◆ **Requirements**
Quote word for word the lines below, beginning with the first and ending with the one that has "(a\i) at (58,27+15.6*\i)". Drop the pictures.

◆ **Provided material**

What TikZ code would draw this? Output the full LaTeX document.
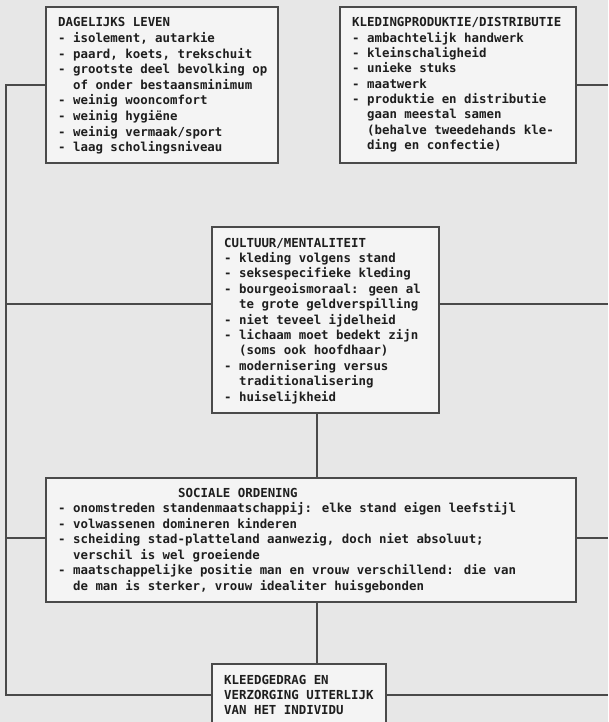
\documentclass[tikz,border=0pt]{standalone}
\usepackage{fontspec}
\newfontfamily\typefont{DejaVu Sans Mono}
\definecolor{bgc}{HTML}{E7E7E7}
\definecolor{boxc}{HTML}{F4F4F4}
\definecolor{linec}{HTML}{4A4A4A}
\definecolor{textc}{HTML}{1E1E1E}
\tikzset{
  box/.style={draw=linec, line width=1.4pt, fill=boxc, inner sep=0pt},
  conn/.style={draw=linec, line width=1.2pt},
  txt/.style={anchor=base west, inner sep=0pt, text=textc,
    font=\typefont\bfseries\fontsize{12.4}{14}\selectfont}
}
\newcommand{\ind}{\hphantom{xx}}
\begin{document}
\begin{tikzpicture}[x=1pt,y=-1pt]
\useasboundingbox (0,0) rectangle (608,722);
\fill[bgc] (0,0) rectangle (608,722);

% free-end coordinates
\coordinate (tl) at (6,85);
\coordinate (bl) at (6,695);
\coordinate (tr) at (608,85);
\coordinate (br) at (608,695);
\coordinate (ml) at (6,304);
\coordinate (mr) at (608,304);
\coordinate (dl) at (6,538);
\coordinate (dr) at (608,538);
\coordinate (vx) at (317,0);

% boxes
\node[box, minimum width=232pt, minimum height=156pt] (A) at (162,85) {};
\node[box, minimum width=236pt, minimum height=156pt] (B) at (458,85) {};
\node[box, minimum width=227pt, minimum height=186pt] (C) at (325.5,320) {};
\node[box, minimum width=530pt, minimum height=124pt] (D) at (311,540) {};
\node[box, minimum width=174pt, minimum height=62pt] (E) at (299,695) {};

% connectors
\draw[conn] (A.west) -- (tl) -- (bl) -- (E.west);
\draw[conn] (B.east) -- (tr);
\draw[conn] (E.east) -- (br);
\draw[conn] (ml) -- (C.west |- ml);
\draw[conn] (C.east |- mr) -- (mr);
\draw[conn] (dl) -- (D.west |- dl);
\draw[conn] (D.east |- dr) -- (dr);
\draw[conn] (C.south -| vx) -- (D.north -| vx);
\draw[conn] (D.south -| vx) -- (E.north -| vx);

% texts box A
\foreach \t [count=\i from 0] in {
  DAGELIJKS LEVEN,
  {- isolement, autarkie},
  {- paard, koets, trekschuit},
  - grootste deel bevolking op,
  \ind of onder bestaansminimum,
  - weinig wooncomfort,
  - weinig hygiëne,
  - weinig vermaak/sport,
  - laag scholingsniveau}
  \node[txt] (a\i) at (58,27+15.6*\i) {\t};

% texts box B
\foreach \t [count=\i from 0] in {
  KLEDINGPRODUKTIE/DISTRIBUTIE,
  - ambachtelijk handwerk,
  - kleinschaligheid,
  - unieke stuks,
  - maatwerk,
  - produktie en distributie,
  \ind gaan meestal samen,
  \ind (behalve tweedehands kle-,
  \ind ding en confectie)}
  \node[txt] (b\i) at (352,27+15.3*\i) {\t};

% texts box C
\foreach \t [count=\i from 0] in {
  CULTUUR/MENTALITEIT,
  - kleding volgens stand,
  - seksespecifieke kleding,
  - bourgeoismoraal: geen al,
  \ind te grote geldverspilling,
  - niet teveel ijdelheid,
  - lichaam moet bedekt zijn,
  \ind (soms ook hoofdhaar),
  - modernisering versus,
  \ind traditionalisering,
  - huiselijkheid}
  \node[txt] (c\i) at (224,247+15.4*\i) {\t};

% texts box D
\node[txt] (d0) at (178,497) {SOCIALE ORDENING};
\foreach \t [count=\i from 1] in {
  - onomstreden standenmaatschappij: elke stand eigen leefstijl,
  - volwassenen domineren kinderen,
  {- scheiding stad-platteland aanwezig, doch niet absoluut;},
  \ind verschil is wel groeiende,
  - maatschappelijke positie man en vrouw verschillend: die van,
  {\ind de man is sterker, vrouw idealiter huisgebonden}}
  \node[txt] (d\i) at (58,497+15.5*\i) {\t};

% texts box E
\foreach \t [count=\i from 0] in {
  KLEEDGEDRAG EN,
  VERZORGING UITERLIJK,
  VAN HET INDIVIDU}
  \node[txt] (e\i) at (224,684+15*\i) {\t};
\end{tikzpicture}
\end{document}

◆ **Solved problem**
What TikZ code would draw this? Output the full LaTeX document.
\documentclass[tikz,border=0pt]{standalone}
\usepackage{fontspec}
\newfontfamily\typefont{DejaVu Sans Mono}
\definecolor{bgc}{HTML}{E7E7E7}
\definecolor{boxc}{HTML}{F4F4F4}
\definecolor{linec}{HTML}{4A4A4A}
\definecolor{textc}{HTML}{1E1E1E}
\tikzset{
  box/.style={draw=linec, line width=1.4pt, fill=boxc, inner sep=0pt},
  conn/.style={draw=linec, line width=1.2pt},
  txt/.style={anchor=base west, inner sep=0pt, text=textc,
    font=\typefont\bfseries\fontsize{12.4}{14}\selectfont}
}
\newcommand{\ind}{\hphantom{xx}}
\begin{document}
\begin{tikzpicture}[x=1pt,y=-1pt]
\useasboundingbox (0,0) rectangle (608,722);
\fill[bgc] (0,0) rectangle (608,722);

% free-end coordinates
\coordinate (tl) at (6,85);
\coordinate (bl) at (6,695);
\coordinate (tr) at (608,85);
\coordinate (br) at (608,695);
\coordinate (ml) at (6,304);
\coordinate (mr) at (608,304);
\coordinate (dl) at (6,538);
\coordinate (dr) at (608,538);
\coordinate (vx) at (317,0);

% boxes
\node[box, minimum width=232pt, minimum height=156pt] (A) at (162,85) {};
\node[box, minimum width=236pt, minimum height=156pt] (B) at (458,85) {};
\node[box, minimum width=227pt, minimum height=186pt] (C) at (325.5,320) {};
\node[box, minimum width=530pt, minimum height=124pt] (D) at (311,540) {};
\node[box, minimum width=174pt, minimum height=62pt] (E) at (299,695) {};

% connectors
\draw[conn] (A.west) -- (tl) -- (bl) -- (E.west);
\draw[conn] (B.east) -- (tr);
\draw[conn] (E.east) -- (br);
\draw[conn] (ml) -- (C.west |- ml);
\draw[conn] (C.east |- mr) -- (mr);
\draw[conn] (dl) -- (D.west |- dl);
\draw[conn] (D.east |- dr) -- (dr);
\draw[conn] (C.south -| vx) -- (D.north -| vx);
\draw[conn] (D.south -| vx) -- (E.north -| vx);

% texts box A
\foreach \t [count=\i from 0] in {
  DAGELIJKS LEVEN,
  {- isolement, autarkie},
  {- paard, koets, trekschuit},
  - grootste deel bevolking op,
  \ind of onder bestaansminimum,
  - weinig wooncomfort,
  - weinig hygiëne,
  - weinig vermaak/sport,
  - laag scholingsniveau}
  \node[txt] (a\i) at (58,27+15.6*\i) {\t};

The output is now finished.